By way of derogation from the first subparagraph of this paragraph, competent authorities may exempt investment firms that meet the conditions for qualifying as small and non‐interconnected investment firms set out in Article 12(1) from the application of the first subparagraph of this paragraph and shall duly inform EBA thereof.
For the purposes of the first subparagraph, liquid assets shall be any of the following, without limitation to their composition:
(a)the assets referred to in Articles 10 to 13 of Delegated Regulation (EU) 2015/61, subject to the same conditions regarding eligibility criteria and the same applicable haircuts as those laid down in those Articles;
(b)the assets referred to in Article 15 of Delegated Regulation (EU) 2015/61, up to an absolute amount of EUR 50 million or the equivalent amount in domestic currency, subject to the same conditions regarding eligibility criteria, with the exception of the EUR 500 million threshold amount referred to in Article 15(1) of that Regulation, and the same applicable haircuts as those laid down in in that Article;
(c)financial instruments not covered by points (a) and (b) of this subparagraph, traded on a trading venue for which there is a liquid market as defined in point (17) of Article 2(1) of Regulation (EU) No 600/2014 and in Articles 1 to 5 of Commission Delegated Regulation (EU) 2017/567(1), subject to a haircut of 55 %;
(d)unencumbered short‐term deposits at a credit institution.

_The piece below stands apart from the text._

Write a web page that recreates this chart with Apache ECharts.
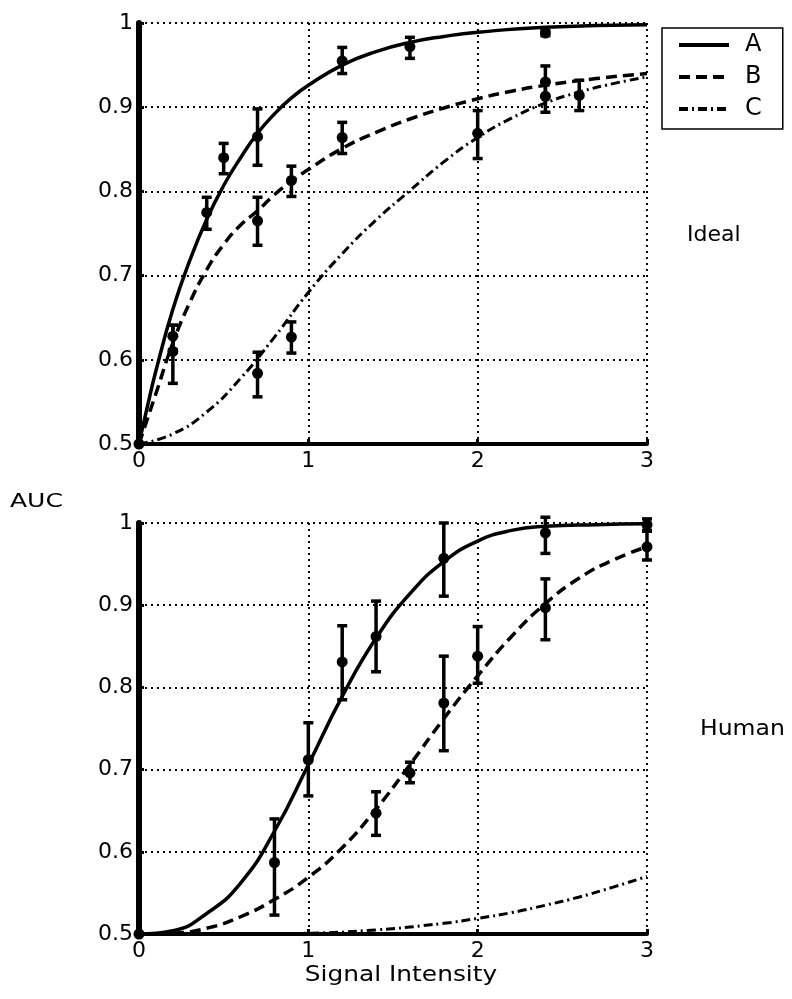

2.Cash, short term deposits and financial instruments belonging to clients, even where held in the own name of the investment firm, shall not be treated as liquid assets for the purposes of paragraph 1.
3.For the purposes of paragraph 1 of this Article, investment firms that meet the conditions for qualifying as small and non‐interconnected investment firms set out in Article 12(1) of this Regulation and investment firms that do not meet the conditions for qualifying as small and non‐interconnected investment firms set out in Article 12(1) of this Regulation but which do not carry out any of the activities referred to in points (3) and (6) of Section A of Annex I to Directive 2014/65/EU may also include receivables from trade debtors as well as fees or commissions receivable within 30 days in their liquid assets, where those receivables comply with the following conditions:
(a)they account for up to a maximum of one third of the minimum liquidity requirements as referred to in paragraph 1 of this Article;
(b)they are not to be counted towards any additional liquidity requirements required by the competent authority for firm‐specific risks in accordance with point (k) of Article 39(2) of Directive (EU) 2019/2034;
(c)they are subject to a haircut of 50 %.
4.For the purposes of the second subparagraph of paragraph 1, EBA, in consultation with ESMA, shall issue guidelines specifying further the criteria which the competent authorities may take into account when exempting investment firms that meet the conditions for qualifying as small and non‐interconnected investment firms set out in Article 12(1) from the liquidity requirement.
Commission Delegated Regulation (EU) 2017/567 of 18 May 2016 supplementing Regulation (EU) No 600/2014 of the European Parliament and of the Council with regard to definitions, transparency, portfolio compression and supervisory measures on product intervention and positions (OJ L 87, 31.3.2017, p. 90).